The field book maps the flow of the design process within the context of a specific project and reminds readers of key D4G takeaways as they work. The text helps readers identify an opportunity, draft a design brief, conduct research, establish design criteria, brainstorm, develop concepts, create napkin pitches, make prototypes, solicit feedback from stakeholders, and run learning launches. The workbook demystifies tools that have traditionally been the domain of designers―from direct observation to journey mapping, storytelling, and storyboarding―that power the design thinking process and help businesses align around a project to realize its full potential.

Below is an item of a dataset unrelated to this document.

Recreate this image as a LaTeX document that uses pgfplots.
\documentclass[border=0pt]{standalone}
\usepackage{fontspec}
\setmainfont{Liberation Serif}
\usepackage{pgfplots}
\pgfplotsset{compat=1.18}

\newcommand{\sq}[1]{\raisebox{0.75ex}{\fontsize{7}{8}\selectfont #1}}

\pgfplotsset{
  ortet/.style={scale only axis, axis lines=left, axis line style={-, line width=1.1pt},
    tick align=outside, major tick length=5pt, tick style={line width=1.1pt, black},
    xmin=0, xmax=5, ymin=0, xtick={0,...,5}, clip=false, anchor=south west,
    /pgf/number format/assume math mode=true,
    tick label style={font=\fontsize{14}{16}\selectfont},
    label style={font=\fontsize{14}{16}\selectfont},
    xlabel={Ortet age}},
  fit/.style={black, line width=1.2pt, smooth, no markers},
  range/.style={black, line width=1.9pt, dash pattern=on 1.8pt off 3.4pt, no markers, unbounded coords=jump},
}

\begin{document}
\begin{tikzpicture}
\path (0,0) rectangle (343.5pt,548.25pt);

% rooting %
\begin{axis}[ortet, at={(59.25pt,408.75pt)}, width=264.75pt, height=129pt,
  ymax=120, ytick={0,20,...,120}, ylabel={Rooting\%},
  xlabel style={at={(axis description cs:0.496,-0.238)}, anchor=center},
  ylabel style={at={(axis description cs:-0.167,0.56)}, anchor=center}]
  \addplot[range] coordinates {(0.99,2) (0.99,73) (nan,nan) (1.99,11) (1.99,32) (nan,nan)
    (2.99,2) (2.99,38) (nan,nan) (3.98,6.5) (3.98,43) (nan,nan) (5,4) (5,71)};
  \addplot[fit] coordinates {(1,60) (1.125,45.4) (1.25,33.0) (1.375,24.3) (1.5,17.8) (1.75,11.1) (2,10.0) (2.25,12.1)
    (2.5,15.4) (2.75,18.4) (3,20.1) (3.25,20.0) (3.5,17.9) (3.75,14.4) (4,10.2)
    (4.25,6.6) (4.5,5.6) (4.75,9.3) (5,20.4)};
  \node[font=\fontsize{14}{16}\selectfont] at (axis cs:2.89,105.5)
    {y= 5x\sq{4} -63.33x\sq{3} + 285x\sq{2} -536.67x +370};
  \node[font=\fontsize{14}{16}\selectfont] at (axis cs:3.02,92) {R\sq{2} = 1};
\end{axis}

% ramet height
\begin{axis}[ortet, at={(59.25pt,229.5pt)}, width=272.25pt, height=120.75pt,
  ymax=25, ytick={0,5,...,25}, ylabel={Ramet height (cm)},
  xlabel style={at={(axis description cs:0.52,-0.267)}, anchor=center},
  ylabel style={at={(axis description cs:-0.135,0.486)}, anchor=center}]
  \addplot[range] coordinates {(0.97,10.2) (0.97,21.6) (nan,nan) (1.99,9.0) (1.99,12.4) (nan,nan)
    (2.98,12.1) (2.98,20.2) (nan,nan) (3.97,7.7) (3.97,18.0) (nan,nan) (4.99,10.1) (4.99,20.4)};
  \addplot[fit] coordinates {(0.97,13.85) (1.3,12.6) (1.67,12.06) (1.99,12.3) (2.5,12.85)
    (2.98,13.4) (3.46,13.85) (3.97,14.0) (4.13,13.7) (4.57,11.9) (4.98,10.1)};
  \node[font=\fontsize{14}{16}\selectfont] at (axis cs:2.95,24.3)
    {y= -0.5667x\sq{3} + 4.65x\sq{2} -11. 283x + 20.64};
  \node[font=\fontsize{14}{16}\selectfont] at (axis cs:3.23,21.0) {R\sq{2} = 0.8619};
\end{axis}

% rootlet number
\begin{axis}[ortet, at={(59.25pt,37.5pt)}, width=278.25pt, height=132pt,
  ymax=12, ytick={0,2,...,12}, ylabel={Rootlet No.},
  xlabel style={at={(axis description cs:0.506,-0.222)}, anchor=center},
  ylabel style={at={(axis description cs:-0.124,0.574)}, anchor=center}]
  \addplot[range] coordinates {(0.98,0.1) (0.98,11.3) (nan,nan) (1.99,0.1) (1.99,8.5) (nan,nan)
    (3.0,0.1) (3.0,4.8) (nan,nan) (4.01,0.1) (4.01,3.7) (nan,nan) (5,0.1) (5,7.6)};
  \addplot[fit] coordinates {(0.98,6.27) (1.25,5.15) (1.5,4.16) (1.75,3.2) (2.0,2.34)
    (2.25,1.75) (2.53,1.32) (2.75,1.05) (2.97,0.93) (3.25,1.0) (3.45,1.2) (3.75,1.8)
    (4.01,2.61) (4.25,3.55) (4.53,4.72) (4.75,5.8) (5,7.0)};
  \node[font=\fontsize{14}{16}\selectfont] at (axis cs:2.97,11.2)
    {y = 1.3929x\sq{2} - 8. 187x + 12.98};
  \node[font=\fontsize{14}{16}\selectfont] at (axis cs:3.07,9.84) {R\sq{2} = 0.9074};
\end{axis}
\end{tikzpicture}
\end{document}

Solving Problems with Design Thinking: Ten Stories of What Works

Design-oriented firms such as Apple and IDEO have demonstrated how design thinking can affect business results. However, most managers lack a sense of how to use this new approach for issues other than product development and sales growth. Solving Problems with Design Thinking details ten real-world examples of managers who successfully applied design methods at 3M, Toyota, IBM, Intuit, and SAP; entrepreneurial start-ups such as MeYou Health; and government and social sector organizations, including the City of Dublin and Denmark's The Good Kitchen.

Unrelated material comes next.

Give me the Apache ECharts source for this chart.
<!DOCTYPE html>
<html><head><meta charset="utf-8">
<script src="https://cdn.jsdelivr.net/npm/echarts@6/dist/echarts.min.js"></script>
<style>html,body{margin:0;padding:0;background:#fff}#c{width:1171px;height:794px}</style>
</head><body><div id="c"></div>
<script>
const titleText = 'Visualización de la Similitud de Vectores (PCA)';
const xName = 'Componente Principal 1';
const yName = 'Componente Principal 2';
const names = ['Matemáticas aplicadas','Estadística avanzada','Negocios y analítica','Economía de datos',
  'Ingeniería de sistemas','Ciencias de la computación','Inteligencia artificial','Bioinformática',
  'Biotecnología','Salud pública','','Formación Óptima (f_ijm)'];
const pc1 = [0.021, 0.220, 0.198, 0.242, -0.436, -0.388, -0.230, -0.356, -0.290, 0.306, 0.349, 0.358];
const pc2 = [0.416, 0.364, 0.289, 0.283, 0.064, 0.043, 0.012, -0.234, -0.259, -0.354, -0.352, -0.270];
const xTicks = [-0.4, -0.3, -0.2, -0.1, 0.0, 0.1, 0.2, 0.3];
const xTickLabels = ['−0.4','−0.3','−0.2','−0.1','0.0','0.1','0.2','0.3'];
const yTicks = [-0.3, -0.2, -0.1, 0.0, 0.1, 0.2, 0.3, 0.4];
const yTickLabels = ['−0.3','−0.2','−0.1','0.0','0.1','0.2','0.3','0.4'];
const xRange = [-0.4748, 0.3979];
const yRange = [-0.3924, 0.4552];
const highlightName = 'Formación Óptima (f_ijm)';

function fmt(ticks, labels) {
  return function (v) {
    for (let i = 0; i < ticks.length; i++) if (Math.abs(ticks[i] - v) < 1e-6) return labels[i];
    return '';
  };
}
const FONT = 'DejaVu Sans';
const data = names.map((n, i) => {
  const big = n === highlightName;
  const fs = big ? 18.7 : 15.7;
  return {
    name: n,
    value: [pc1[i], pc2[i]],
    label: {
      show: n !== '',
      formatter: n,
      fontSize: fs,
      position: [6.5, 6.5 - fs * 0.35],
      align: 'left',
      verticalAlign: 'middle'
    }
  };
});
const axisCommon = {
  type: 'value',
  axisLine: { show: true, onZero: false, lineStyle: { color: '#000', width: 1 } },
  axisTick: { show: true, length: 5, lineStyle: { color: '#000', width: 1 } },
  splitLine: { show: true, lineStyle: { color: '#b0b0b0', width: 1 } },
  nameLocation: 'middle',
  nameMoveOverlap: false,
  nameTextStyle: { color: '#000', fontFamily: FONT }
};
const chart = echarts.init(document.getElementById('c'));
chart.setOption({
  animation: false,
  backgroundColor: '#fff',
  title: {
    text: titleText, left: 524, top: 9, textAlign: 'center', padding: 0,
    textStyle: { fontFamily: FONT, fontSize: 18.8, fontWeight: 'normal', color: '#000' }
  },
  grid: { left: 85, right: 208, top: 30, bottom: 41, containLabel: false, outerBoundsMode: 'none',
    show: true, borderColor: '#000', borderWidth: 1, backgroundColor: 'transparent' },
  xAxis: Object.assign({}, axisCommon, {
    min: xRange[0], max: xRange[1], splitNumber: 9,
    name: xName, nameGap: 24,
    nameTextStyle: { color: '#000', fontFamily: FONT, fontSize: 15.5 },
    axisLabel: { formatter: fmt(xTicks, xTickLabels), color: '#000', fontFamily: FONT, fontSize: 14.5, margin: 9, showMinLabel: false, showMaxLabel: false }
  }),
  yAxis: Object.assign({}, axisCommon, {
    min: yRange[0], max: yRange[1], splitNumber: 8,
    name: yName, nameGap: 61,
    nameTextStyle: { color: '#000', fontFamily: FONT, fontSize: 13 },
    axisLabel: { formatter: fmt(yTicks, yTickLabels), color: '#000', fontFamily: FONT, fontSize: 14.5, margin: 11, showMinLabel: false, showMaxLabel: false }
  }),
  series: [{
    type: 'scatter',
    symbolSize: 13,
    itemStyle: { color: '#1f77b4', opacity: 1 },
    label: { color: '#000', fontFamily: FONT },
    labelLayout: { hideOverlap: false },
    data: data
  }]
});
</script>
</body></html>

Using design skills such as ethnography, visualization, storytelling, and experimentation, these managers produced innovative solutions to such problems as implementing strategy, supporting a sales force, redesigning internal processes, feeding the elderly, and engaging citizens. They elaborate on the challenges they faced and the processes and tools they used, providing a clear path to implementation based on the principles and practices laid out in Jeanne Liedtka and Tim Ogilvie's Designing for Growth: A Design Thinking Tool Kit for Managers.

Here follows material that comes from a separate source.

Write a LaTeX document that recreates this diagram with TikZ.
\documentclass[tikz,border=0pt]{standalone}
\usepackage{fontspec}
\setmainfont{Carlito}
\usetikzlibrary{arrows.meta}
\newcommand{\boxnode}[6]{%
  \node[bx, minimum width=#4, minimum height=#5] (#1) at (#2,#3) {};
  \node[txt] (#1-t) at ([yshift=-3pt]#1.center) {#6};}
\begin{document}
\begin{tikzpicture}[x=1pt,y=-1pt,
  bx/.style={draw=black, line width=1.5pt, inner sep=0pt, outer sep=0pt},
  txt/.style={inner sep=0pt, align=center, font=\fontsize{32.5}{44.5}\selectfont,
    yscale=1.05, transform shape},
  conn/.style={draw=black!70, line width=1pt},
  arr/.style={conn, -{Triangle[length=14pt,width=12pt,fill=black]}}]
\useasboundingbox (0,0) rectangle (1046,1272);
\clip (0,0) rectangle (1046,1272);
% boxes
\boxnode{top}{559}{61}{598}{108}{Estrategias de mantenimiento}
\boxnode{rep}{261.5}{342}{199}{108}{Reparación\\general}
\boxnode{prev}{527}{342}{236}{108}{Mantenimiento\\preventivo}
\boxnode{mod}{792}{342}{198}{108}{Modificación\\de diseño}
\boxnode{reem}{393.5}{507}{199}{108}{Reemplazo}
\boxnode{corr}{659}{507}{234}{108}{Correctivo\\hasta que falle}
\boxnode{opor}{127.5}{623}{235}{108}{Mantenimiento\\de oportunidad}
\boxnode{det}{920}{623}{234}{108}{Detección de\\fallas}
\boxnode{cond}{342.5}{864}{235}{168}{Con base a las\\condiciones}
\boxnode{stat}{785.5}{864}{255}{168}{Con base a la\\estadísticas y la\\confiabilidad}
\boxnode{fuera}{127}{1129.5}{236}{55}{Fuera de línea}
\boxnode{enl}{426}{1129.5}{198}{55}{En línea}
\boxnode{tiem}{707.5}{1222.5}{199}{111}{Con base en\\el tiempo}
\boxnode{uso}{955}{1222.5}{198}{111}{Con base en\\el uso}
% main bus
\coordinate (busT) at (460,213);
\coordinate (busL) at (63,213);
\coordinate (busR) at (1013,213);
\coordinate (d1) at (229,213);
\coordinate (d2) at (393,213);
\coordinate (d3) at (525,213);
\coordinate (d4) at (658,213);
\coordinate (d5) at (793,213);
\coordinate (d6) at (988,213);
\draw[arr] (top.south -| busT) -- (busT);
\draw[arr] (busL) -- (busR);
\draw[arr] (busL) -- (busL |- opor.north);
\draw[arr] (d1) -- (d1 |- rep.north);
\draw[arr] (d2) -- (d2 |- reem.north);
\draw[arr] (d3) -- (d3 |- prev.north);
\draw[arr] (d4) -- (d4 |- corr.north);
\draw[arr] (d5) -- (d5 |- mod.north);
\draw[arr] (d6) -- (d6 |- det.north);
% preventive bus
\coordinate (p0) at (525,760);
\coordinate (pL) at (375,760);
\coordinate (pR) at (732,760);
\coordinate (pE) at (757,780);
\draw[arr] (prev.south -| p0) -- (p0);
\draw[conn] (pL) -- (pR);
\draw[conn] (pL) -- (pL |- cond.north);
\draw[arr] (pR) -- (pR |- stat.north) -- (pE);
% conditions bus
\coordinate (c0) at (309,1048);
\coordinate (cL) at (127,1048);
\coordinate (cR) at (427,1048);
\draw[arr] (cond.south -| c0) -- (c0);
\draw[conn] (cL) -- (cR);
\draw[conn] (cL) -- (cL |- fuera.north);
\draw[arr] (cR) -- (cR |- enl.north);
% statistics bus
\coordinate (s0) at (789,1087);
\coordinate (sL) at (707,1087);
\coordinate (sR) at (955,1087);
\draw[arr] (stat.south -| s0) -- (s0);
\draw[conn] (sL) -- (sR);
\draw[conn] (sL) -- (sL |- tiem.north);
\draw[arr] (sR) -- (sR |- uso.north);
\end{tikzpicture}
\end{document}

The Physics of Business Growth: Mindsets, System, and Processes

Organic business growth is governed by its own natural laws―underlying truths that set the stage for growth and innovation, much in the way that Einstein's law of relativity accounts for the movement of objects in the space-time continuum. The most fundamental law is that uncertainty is the only certainty. Dominating forces are ambiguity and change; the processes at work involve exploration, invention, and experimentation. Unfortunately, these truths run counter to the principles of stability, predictability, and linearity that have long informed the design of our firms. 

The Physics of Business Growth helps readers understand how to create growth in today's business environment, providing them a roadmap and a set of practical tools to navigate its challenges. The book lays out a three step formula that will prove invaluable to professionals who have the opportunity to influence growth now, as well as to tomorrow's growth leaders, guiding them in (1) creating the right employee and organizational mindsets to enable growth (2) building an internal corporate growth system, and (3) putting in place processes that result in identifying opportunities, launching growth experiments, and managing a growth portfolio.


The Catalyst: How You Can Become an Extraordinary Growth Leader

The Catalyst speaks to all managers who have ever been handed ambitious growth targets but little guidance on how to hit them. Managers like you who, year in and year out, face “the terror of the plug.” The boss expects you to deliver a daunting revenue target but offers little advice on how to get there. Even worse is “growth gridlock,” when your company won’t support your great ideas until you prove they’re good–which is impossible since you can’t get the proof until you’ve tried them out first. Stuck between a rock and a hard place, you spend your time persuading with PowerPoint presentations instead of pursuing opportunities. 

What does it take to overcome such seemingly insurmountable roadblocks? How can you crack the code to discover and pursue new opportunities? How can smart organizations recruit growth leaders, train them, and learn from them instead of getting in their way? These are the questions explored in The Catalyst. Based on years of research, this inspiring book reveals that the most potent drivers of growth are unsung heroes who often go unnoticed: ordinary middle managers who do extraordinary things.